The Digital Agent Passport, a tamper-proof credential showing who built the agent, who it represents and what permissions it has, is at the heart of the framework of Know Your Agent (KYA), a concept designed to verify identities of AI-driven software agents, PYMNTS reported in July.

The KYA concept was advanced in a white paper published by Trulioo and PayOS.

The passport framework includes five key checkpoints: provenance, user binding, permission scope, real-time behavior telemetry and continuous risk scoring.

Identity is the key to adoption of AI agents, Bindra told PYMNTS CEO Karen Webster in July.

“There’s still a lot of fear in how the system will operate and therefore some resistance to being proactive,” Bindra said. “But we think we’ll reach a tipping point in three or four months as networks become more certain about things like liability shifts.

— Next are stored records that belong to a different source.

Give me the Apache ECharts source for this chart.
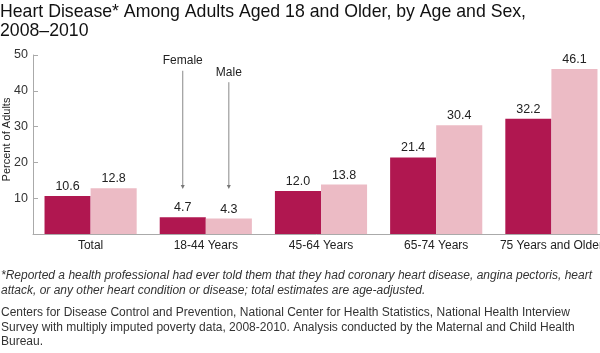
<!DOCTYPE html>
<html>
<head>
<meta charset="utf-8">
<script src="https://cdn.jsdelivr.net/npm/echarts@6/dist/echarts.min.js"></script>
<style>
  html, body { margin: 0; padding: 0; background: #fff; }
  #chart { width: 600px; height: 353px; }
</style>
</head>
<body>
<div id="chart"></div>
<script>
// data
const categories = ['Total', '18-44 Years', '45-64 Years', '65-74 Years', '75 Years and Older'];
const female = [10.6, 4.7, 12.0, 21.4, 32.2];
const male = [12.8, 4.3, 13.8, 30.4, 46.1];
const yTicks = [0, 10, 20, 30, 40, 50];

const FONT = '"Liberation Sans", Arial, sans-serif';
const chart = echarts.init(document.getElementById('chart'));

const options = {
  animation: false,
  title: {
    text: 'Heart Disease* Among Adults Aged 18 and Older, by Age and Sex,\n2008\u20132010',
    left: 0,
    top: 3,
    padding: 0,
    textStyle: { fontFamily: FONT, fontSize: 17.7, fontWeight: 'normal', color: '#111', lineHeight: 19 }
  },
  grid: { left: 33, top: 55, right: -9, bottom: 119, containLabel: false, outerBoundsMode: 'none' },
  xAxis: {
    type: 'category',
    data: categories,
    axisLine: { lineStyle: { color: '#aaa', width: 1 } },
    axisTick: { show: false },
    axisLabel: { fontFamily: FONT, fontSize: 12, color: '#222', margin: 6, interval: 0 }
  },
  yAxis: {
    type: 'value',
    min: yTicks[0],
    max: yTicks[yTicks.length - 1],
    interval: 10,
    name: 'Percent of Adults',
    nameLocation: 'middle',
    nameGap: 21,
    nameMoveOverlap: false,
    nameTextStyle: { fontFamily: FONT, fontSize: 11, color: '#222', padding: [0, 0, 0, 10] },
    axisLine: { show: true, lineStyle: { color: '#aaa', width: 1 } },
    axisTick: { show: true, inside: true, length: 5, lineStyle: { color: '#aaa' } },
    splitLine: { show: false },
    axisLabel: {
      fontFamily: FONT, fontSize: 12.5, color: '#333', margin: 5,
      formatter: v => (v === 0 ? '' : String(v))
    }
  },
  series: [
    {
      name: 'Female',
      type: 'bar',
      data: female,
      barGap: '0%',
      barCategoryGap: '20%',
      itemStyle: { color: '#b01750' },
      label: { show: true, position: 'top', distance: 3, fontFamily: FONT, fontSize: 12.5, color: '#222',
        formatter: p => p.value.toFixed(1) }
    },
    {
      name: 'Male',
      type: 'bar',
      data: male,
      barGap: '0%',
      barCategoryGap: '20%',
      itemStyle: { color: '#ecbbc5' },
      label: { show: true, position: 'top', distance: 3, fontFamily: FONT, fontSize: 12.5, color: '#222',
        formatter: p => p.value.toFixed(1) }
    }
  ]
};

chart.setOption(options);

// annotation arrows over the 18-44 group, placed from the axes
const c0 = chart.convertToPixel({ xAxisIndex: 0 }, categories[0]);
const c1 = chart.convertToPixel({ xAxisIndex: 0 }, categories[1]);
const bw = c1 - c0;
const yPx = v => chart.convertToPixel({ yAxisIndex: 0 }, v);

function arrow(x, label, textVal, fromVal, toVal) {
  const ty = yPx(textVal), y0 = yPx(fromVal), y1 = yPx(toVal);
  return [
    { type: 'text', x: x, y: ty, style: { text: label, fontFamily: FONT, fontSize: 12, fill: '#222',
      align: 'center', verticalAlign: 'middle' } },
    { type: 'line', shape: { x1: x, y1: y0, x2: x, y2: y1 - 3 }, style: { stroke: '#888', lineWidth: 1 } },
    { type: 'polygon', shape: { points: [[x - 2, y1 - 4], [x + 2, y1 - 4], [x, y1]] }, style: { fill: '#777' } }
  ];
}

const notes = [
  '*Reported a health professional had ever told them that they had coronary heart disease, angina pectoris, heart',
  'attack, or any other heart condition or disease; total estimates are age-adjusted.'
];
const source = [
  'Centers for Disease Control and Prevention, National Center for Health Statistics, National Health Interview',
  'Survey with multiply imputed poverty data, 2008-2010. Analysis conducted by the Maternal and Child Health',
  'Bureau.'
];

const graphics = []
  .concat(arrow(c1 - bw * 0.2, 'Female', 48.3, 45.6, 12.6))
  .concat(arrow(c1 + bw * 0.2, 'Male', 45.0, 42.4, 12.6));

notes.forEach((t, i) => graphics.push({
  type: 'text', left: 1, top: 270 + i * 15,
  style: { text: t, fontFamily: FONT, fontSize: 12, fontStyle: 'italic', fill: '#333' }
}));
source.forEach((t, i) => graphics.push({
  type: 'text', left: 1, top: 307 + i * 14.5,
  style: { text: t, fontFamily: FONT, fontSize: 12, fill: '#333' }
}));

chart.setOption({ graphic: graphics });
</script>
</body>
</html>
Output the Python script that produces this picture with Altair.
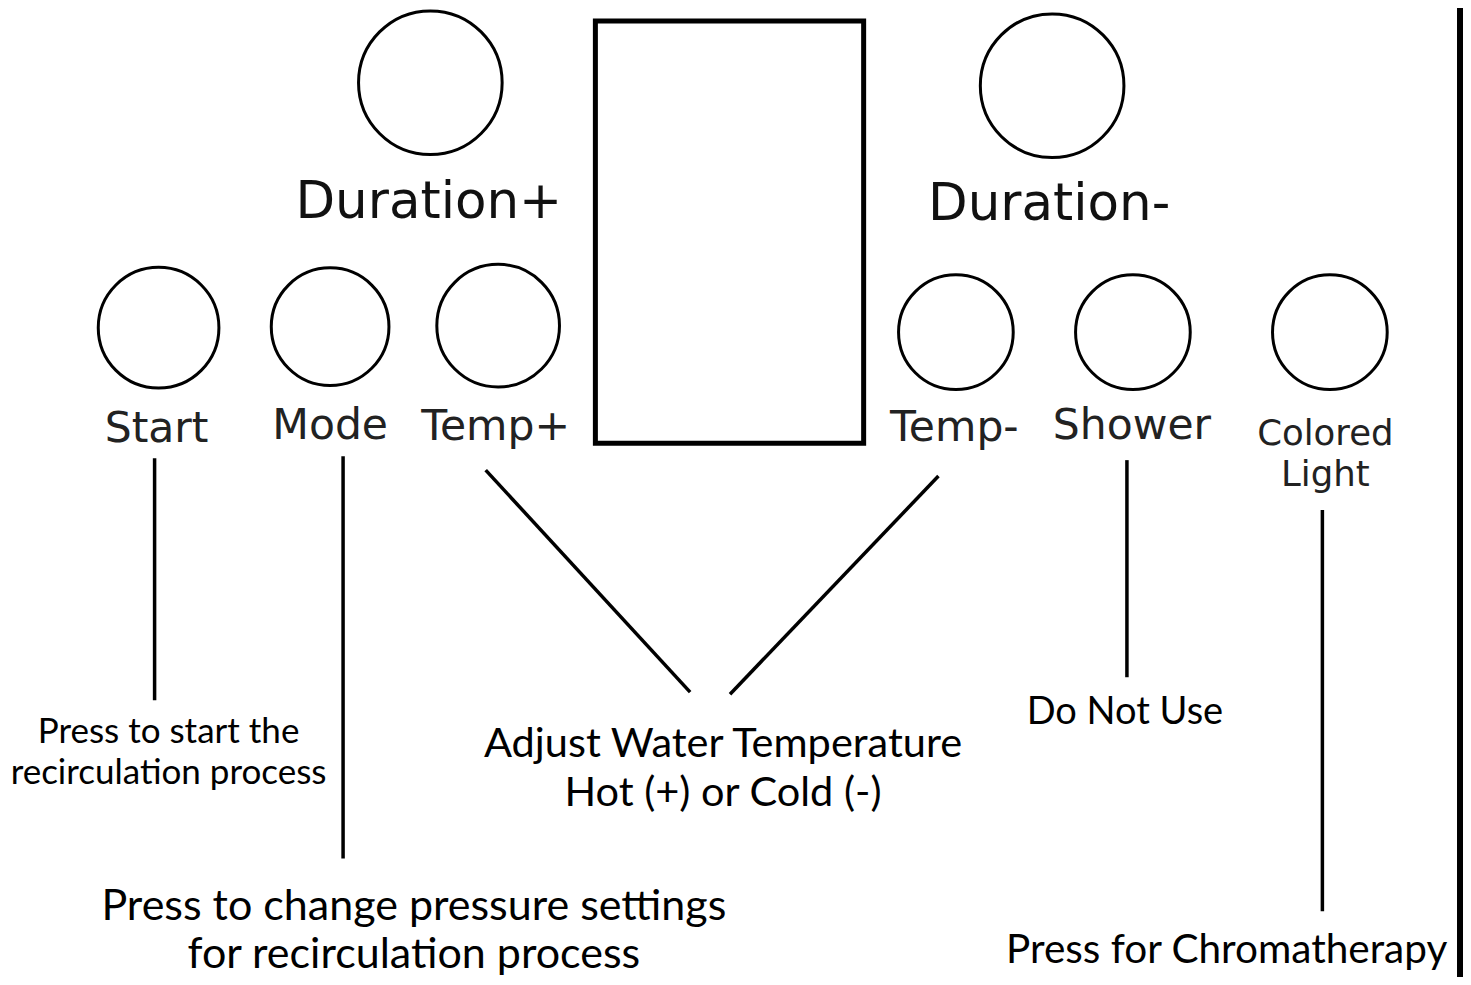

Issuers will be more definite, merchants will be more comfortable.”

Google introduced AP2 in September, saying the protocol was developed in tandem with payments and tech firms and is designed to “securely initiate and transact agent-led payments across platforms.”

PYMNTS reported at the time that for risk teams, AP2’s biggest contribution is accountability. Each mandate documents what the user allowed, what the merchant promised, and what the network processed. That evidence can cut down on false disputes and help issuers make better approve-or-decline decisions. Agentic commerce will still need strong identity checks, but mandates could reduce fraud without adding friction.